Return all of the data exactly, with nothing left out but the pictures.
* * * * *
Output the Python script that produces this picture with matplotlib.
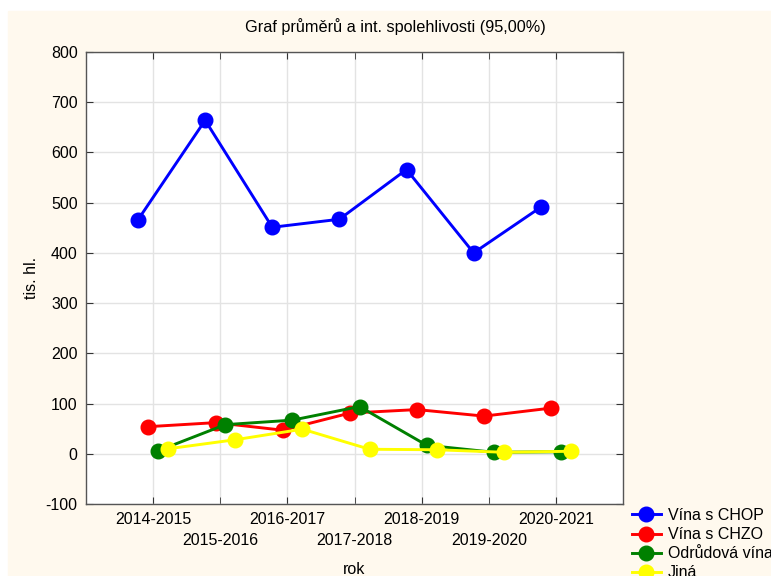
import matplotlib.pyplot as plt
import numpy as np
from matplotlib.patches import Rectangle

plt.rcParams["font.family"] = ["Liberation Sans", "DejaVu Sans"]
plt.rcParams["axes.unicode_minus"] = False

years = ["2014-2015", "2015-2016", "2016-2017", "2017-2018",
         "2018-2019", "2019-2020", "2020-2021"]
chop = [466, 664, 451, 467, 566, 400, 491]
chzo = [54, 62, 47, 81, 88, 75, 91]
odrudova = [6, 58, 67, 94, 17, 3, 4]
jina = [10, 28, 49, 9, 8, 3, 5]

series = [
    ("Vína s CHOP", chop, "#0000FF"),
    ("Vína s CHZO", chzo, "#FF0000"),
    ("Odrůdová vína", odrudova, "#008000"),
    ("Jiná", jina, "#FFFF00"),
]
offsets = [-0.225, -0.07, 0.075, 0.225]

fig = plt.figure(figsize=(7.71, 5.76), dpi=100, facecolor="white")
# cream panel behind everything, leaving a thin white strip top/left
fig.patches.append(Rectangle((8 / 771, 0), 1, 1 - 11 / 576,
                             transform=fig.transFigure, color="#FFF9EE", zorder=-10))
ax = fig.add_axes([86 / 771, 1 - 504 / 576, 537 / 771, 452 / 576])
ax.set_facecolor("white")

x = np.arange(1, len(years) + 1)
for (name, vals, col), off in zip(series, offsets):
    ax.plot(x + off, vals, color=col, lw=2.1, marker="o", markersize=10.5,
            label=name, clip_on=False)

ax.set_xlim(0, len(years) + 1)
ax.set_ylim(-100, 800)
ax.set_yticks(np.arange(-100, 801, 100))
# staggered category labels: first row on major ticks, second row on minor
ax.set_xticks(x[::2])
ax.set_xticklabels(years[::2])
ax.set_xticks(x[1::2], minor=True)
ax.set_xticklabels(years[1::2], minor=True)
ax.grid(True, which="both", color="#e3e3e3", lw=1)
ax.set_axisbelow(True)
ax.tick_params(which="both", direction="in", length=5, top=True, right=True,
               labelsize=11.5, pad=6, color="#333333")
ax.tick_params(axis="x", which="minor", pad=21)
for s in ax.spines.values():
    s.set_color("#555555")
    s.set_linewidth(1.0)

ax.set_xlabel("rok", fontsize=11.5)
ax.xaxis.set_label_coords(0.5, -0.128)
ax.set_ylabel("tis. hl.", fontsize=11.5, labelpad=5)
fig.text(395 / 771, 1 - 27 / 576,
         "Graf průměrů a int. spolehlivosti (95,00%)",
         ha="center", va="center", fontsize=11.7)

fig.legend(loc="upper left", bbox_to_anchor=(632 / 771, 1 - 508 / 576),
           frameon=False, fontsize=11.5, borderpad=0, borderaxespad=0,
           handlelength=1.8, handletextpad=0.45, labelspacing=0.26)

fig.savefig("out.png", dpi=100)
* * * * *
• CORRECT ANSWER:
Output the Python script that produces this picture with matplotlib.
import matplotlib.pyplot as plt
import numpy as np
from matplotlib.patches import Rectangle

plt.rcParams["font.family"] = ["Liberation Sans", "DejaVu Sans"]
plt.rcParams["axes.unicode_minus"] = False

years = ["2014-2015", "2015-2016", "2016-2017", "2017-2018",
         "2018-2019", "2019-2020", "2020-2021"]
chop = [466, 664, 451, 467, 566, 400, 491]
chzo = [54, 62, 47, 81, 88, 75, 91]
odrudova = [6, 58, 67, 94, 17, 3, 4]
jina = [10, 28, 49, 9, 8, 3, 5]

series = [
    ("Vína s CHOP", chop, "#0000FF"),
    ("Vína s CHZO", chzo, "#FF0000"),
    ("Odrůdová vína", odrudova, "#008000"),
    ("Jiná", jina, "#FFFF00"),
]
offsets = [-0.225, -0.07, 0.075, 0.225]

fig = plt.figure(figsize=(7.71, 5.76), dpi=100, facecolor="white")
# cream panel behind everything, leaving a thin white strip top/left
fig.patches.append(Rectangle((8 / 771, 0), 1, 1 - 11 / 576,
                             transform=fig.transFigure, color="#FFF9EE", zorder=-10))
ax = fig.add_axes([86 / 771, 1 - 504 / 576, 537 / 771, 452 / 576])
ax.set_facecolor("white")

x = np.arange(1, len(years) + 1)
for (name, vals, col), off in zip(series, offsets):
    ax.plot(x + off, vals, color=col, lw=2.1, marker="o", markersize=10.5,
            label=name, clip_on=False)

ax.set_xlim(0, len(years) + 1)
ax.set_ylim(-100, 800)
ax.set_yticks(np.arange(-100, 801, 100))
# staggered category labels: first row on major ticks, second row on minor
ax.set_xticks(x[::2])
ax.set_xticklabels(years[::2])
ax.set_xticks(x[1::2], minor=True)
ax.set_xticklabels(years[1::2], minor=True)
ax.grid(True, which="both", color="#e3e3e3", lw=1)
ax.set_axisbelow(True)
ax.tick_params(which="both", direction="in", length=5, top=True, right=True,
               labelsize=11.5, pad=6, color="#333333")
ax.tick_params(axis="x", which="minor", pad=21)
for s in ax.spines.values():
    s.set_color("#555555")
    s.set_linewidth(1.0)

ax.set_xlabel("rok", fontsize=11.5)
ax.xaxis.set_label_coords(0.5, -0.128)
ax.set_ylabel("tis. hl.", fontsize=11.5, labelpad=5)
fig.text(395 / 771, 1 - 27 / 576,
         "Graf průměrů a int. spolehlivosti (95,00%)",
         ha="center", va="center", fontsize=11.7)

fig.legend(loc="upper left", bbox_to_anchor=(632 / 771, 1 - 508 / 576),
           frameon=False, fontsize=11.5, borderpad=0, borderaxespad=0,
           handlelength=1.8, handletextpad=0.45, labelspacing=0.26)

fig.savefig("out.png", dpi=100)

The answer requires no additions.